ART Collection / Alamy Stock Photo
Illegal, unreported and unregulated (IUU) fishing is conventionally treated by governments worldwide as part of technical regulatory infringements. This approach is flawed: RUSI’s research demonstrates that much of today’s IUU fishing activity takes place on an organised, systematic scale across multiple jurisdictions.
Our project argues that large-scale IUU fishing must be recognised as transnational organised crime and as a threat that endangers food security and livelihoods, undermines the rule of law and deprives states of revenue.
Yet research on such security dimensions remains limited and fragmented and our understanding of their dynamics remains partial. Policy and practical responses, meanwhile, remain ill-suited, failing to keep pace with the complexity of the threat posed.
This project sought to address these knowledge gaps around the intersection between IUU fishing and security, with findings published in the landmark paper ‘Below the Surface: How Illegal, Unreported and Unregulated Fishing Threatens Our Security’.
Aims and objectives
IUU fishing is deemed a trivial issue in many states insofar as it relates to national security. It is often dismissed as harmless regulatory transgression that occurs on a small scale out of ignorance or opportunism. Yet much IUU fishing takes place worldwide on a systematic and industrial scale, as a form of transnational organised crime.
Such high-volume IUU fishing is carried out by repeat offenders engaged in coordinated efforts to break fisheries laws and, as such, has tangible security impacts.
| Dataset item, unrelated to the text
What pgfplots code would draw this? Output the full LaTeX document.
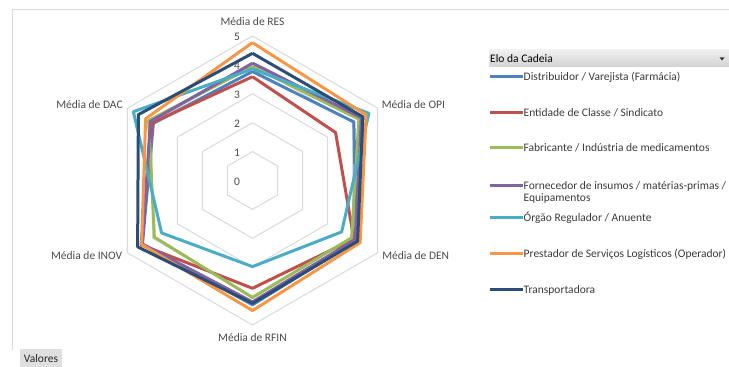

This project reviewed the diverse strands of available evidence on the form, dynamics and extent of the security threat posed by high-volume IUU fishing. In doing so, it assessed the scope and reliability of current knowledge; identified gaps in this picture, both thematic and geographical; and assessed the appropriateness of current responses. It stressed the need for all states to characterise high-volume IUU fishing as serious crime and to recognise its susceptibility to crime convergence. It argued that a paradigm shift is needed in the way we view and respond to such organised forms of IUU fishing.
The Pew Charitable Trusts
The research was supported by the Pew Charitable Trusts.
Read the report and watch the launch paper event.
The Below the Surface report was quoted in a Blue Paper Summary for Decision-makers produced by the High Level Panel for a Sustainable Ocean Economy. The results of the project were presented on the ‘Following the Money – Finance and IUU Fishing’ panel at the 11th International Forum on IUU Fishing at Chatham House in 2018. The project’s research on corruption and IUU fishing contributed to Interpol’s Guide for Law Enforcement Practitioners in the fisheries sector.
The report is cited in academic journals including Trends in Organized Crime, Frontiers in Marine Science, Nature Food and the International Journal of Maritime Crime and Security, among others.